Racing Point technical director Andrew Green feels a lack of egos allowed his team to abandon its long-held aerodynamic concept and adopt its 2020 Formula 1 car's Mercedes-inspired approach.
The RP20 caused considerable debate when it appeared for the first time in pre-season testing due to its considerable similarities to the Mercedes W10 from 2019.
The car's overall aero concept is now the low-rake concept Mercedes has long used, which means Racing Point had to drop the Red Bull-inspired high-rake approach it had previously employed for several seasons – something Green feels other squads would not have been willing to consider.
"There are no egos involved when we make those sort of decisions," he told Motorsport.com"
"I think that's a big plus point for us and I think that's why a lot of teams wouldn't be able to do what we did – because there's too many egos involved.
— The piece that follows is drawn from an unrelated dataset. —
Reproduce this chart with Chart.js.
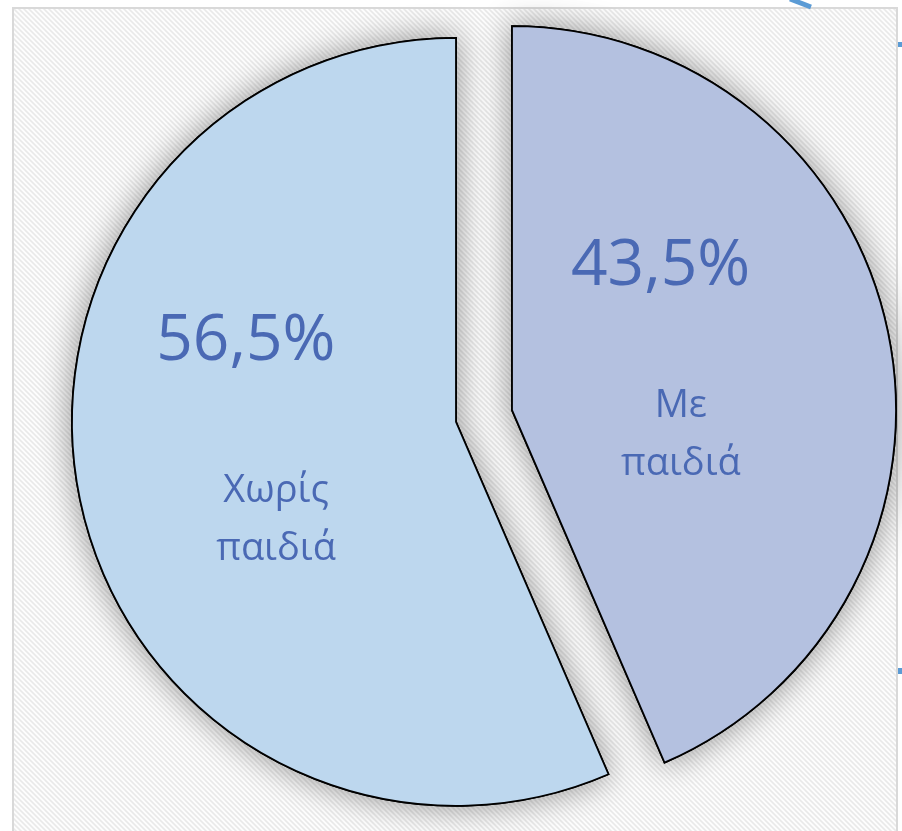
<!DOCTYPE html>
<html>
<head>
<meta charset="utf-8">
<script src="https://cdn.jsdelivr.net/npm/chart.js@4/dist/chart.umd.min.js"></script>
<style>
  html, body { margin: 0; padding: 0; background: #ffffff; }
  #wrap { width: 902px; height: 831px; position: relative; }
</style>
</head>
<body>
<div id="wrap"><canvas id="c" width="902" height="831"></canvas></div>
<script>
// ---- data ----
const categories = ['Με παιδιά', 'Χωρίς παιδιά'];
const categoryLines = [['Με', 'παιδιά'], ['Χωρίς', 'παιδιά']];
const shares = [43.5, 56.5];

// ---- style ----
const sliceColors = ['#b4c1e0', '#bdd7ee'];
const textColor = '#4a69b4';
const EXPLODE = 28.6;
// label placement relative to each exploded slice apex: [distance, angle clockwise from 12 o'clock]
const pctPlace  = [[194, 50.0], [219, 286.4]];
const namePlace = [[169, 92.4], [197, 246.0]];

function makePattern(ctx) {
  const s = 5;
  const t = document.createElement('canvas');
  t.width = s; t.height = s;
  const g = t.getContext('2d');
  g.fillStyle = '#fdfdfd';
  g.fillRect(0, 0, s, s);
  g.strokeStyle = '#e9e9e9';
  g.lineWidth = 1.6;
  for (const k of [-s, 0, s]) {
    g.beginPath();
    g.moveTo(k - 1, -1);
    g.lineTo(k + s + 1, s + 1);
    g.stroke();
  }
  return ctx.createPattern(t, 'repeat');
}

const backgroundPlugin = {
  id: 'bg',
  beforeDraw(chart) {
    const ctx = chart.ctx;
    ctx.save();
    ctx.fillStyle = '#ffffff';
    ctx.fillRect(0, 0, chart.width, chart.height);
    ctx.fillStyle = makePattern(ctx);
    ctx.fillRect(13, 8, 884, 830);
    ctx.strokeStyle = '#d9d9d9';
    ctx.lineWidth = 2;
    ctx.strokeRect(13, 8, 884, 830);
    // fragments of neighbouring shapes
    ctx.strokeStyle = '#5b9bd5';
    ctx.lineWidth = 5;
    ctx.beginPath(); ctx.moveTo(790, -1); ctx.lineTo(811, 7); ctx.stroke();
    ctx.fillStyle = '#5b9bd5';
    ctx.fillRect(898, 42, 4, 5);
    ctx.fillRect(898, 668, 4, 6);
    ctx.restore();
  }
};

const explodePlugin = {
  id: 'explode',
  beforeDatasetsDraw(chart) {
    const ctx = chart.ctx;
    const arcs = chart.getDatasetMeta(0).data;
    arcs.forEach(arc => {
      if (arc._exploded) return;
      const orig = Object.getPrototypeOf(arc).draw;
      arc.draw = function (c, area) {
        const mid = (this.startAngle + this.endAngle) / 2;
        c.save();
        c.translate(Math.cos(mid) * EXPLODE, Math.sin(mid) * EXPLODE);
        orig.call(this, c, area);
        c.restore();
      };
      arc._exploded = true;
    });
    // shadow pass, then the normal pass paints flat slices over it
    ctx.save();
    ctx.shadowColor = 'rgba(0,0,0,0.40)';
    ctx.shadowBlur = 32;
    ctx.shadowOffsetX = 0;
    ctx.shadowOffsetY = 0;
    arcs.forEach(arc => arc.draw(ctx, chart.chartArea));
    ctx.restore();
  }
};

const labelPlugin = {
  id: 'labels',
  afterDatasetsDraw(chart) {
    const ctx = chart.ctx;
    const data = chart.data.datasets[0].data;
    const total = data.reduce((a, b) => a + b, 0);
    ctx.save();
    ctx.fillStyle = textColor;
    ctx.textAlign = 'center';
    ctx.textBaseline = 'alphabetic';
    chart.getDatasetMeta(0).data.forEach((arc, i) => {
      const mid = (arc.startAngle + arc.endAngle) / 2;
      const ax = arc.x + Math.cos(mid) * EXPLODE;
      const ay = arc.y + Math.sin(mid) * EXPLODE;
      const pos = (p) => {
        const a = (p[1] - 90) * Math.PI / 180;
        return [ax + Math.cos(a) * p[0], ay + Math.sin(a) * p[0]];
      };
      const pct = (data[i] / total * 100).toFixed(1).replace('.', ',') + '%';
      const [px, py] = pos(pctPlace[i]);
      ctx.font = '64px "Open Sans"';
      ctx.fillText(pct, px, py);
      const [nx, ny] = pos(namePlace[i]);
      ctx.font = '38px "Open Sans"';
      categoryLines[i].forEach((line, j) => ctx.fillText(line, nx, ny + j * 58));
    });
    ctx.restore();
  }
};

new Chart(document.getElementById('c'), {
  type: 'pie',
  data: {
    labels: categories,
    datasets: [{
      data: shares,
      backgroundColor: sliceColors,
      borderColor: '#000000',
      borderWidth: 1.8,
      borderJoinStyle: 'miter',
      clip: false
    }]
  },
  options: {
    responsive: false,
    animation: false,
    radius: 384,
    layout: { padding: { left: 66, right: 0, top: 1, bottom: 0 } },
    plugins: {
      legend: { display: false },
      tooltip: { enabled: false }
    },
    events: []
  },
  plugins: [backgroundPlugin, explodePlugin, labelPlugin]
});
</script>
</body>
</html>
"There's too much 'Oh, no, no, that idea is not invented here' syndrome – 'We'll do our own because we know better'.
"Well, we're running around in fourth place, several seconds off of Mercedes so it's a difficult argument for us to sit in a room and go, 'Actually, we think we're doing a much better job than Mercedes, we should just carry on doing what we're doing'.
"We were just honest with each other and said 'Look, they're doing a better job than us. What are they doing? What are they doing that's that good?'
"And so those are the discussions that you can have when you don't have the egos within the team.
"Everyone's just wants to do the best and they see it. So, it's a strength of ours for sure."
The RP20 has been the subject of considerable controversy since its first appeared at the Barcelona tests, with rival squads suggesting there could be grounds for a protest when the 2020 season gets going – which Racing Point has strongly rebuffed.
Green explained that such a wholesale change in design concept required considerable mental adjustment for his designers, as it meant abandoning years of learning with the high-rake concept many F1 teams adopted after Red Bull emphasised its benefits during the early years of the last decade.
He said: "We had the opportunity to do it and we grabbed hold of it, and everybody was up for it.
"It was a significant challenge - just psychologically - to talk to the team and say 'Look, what you've done previously, you're going to have to shelve that for now, we're going have to go down a different route'.
"It's a different type of learning. And it's a concept that we have no real understanding of.
"And it's going to be a significant challenge because it's not a case of just taking a concept, looking at pictures and running it.
"It's understanding the philosophy behind it and the concept behind it."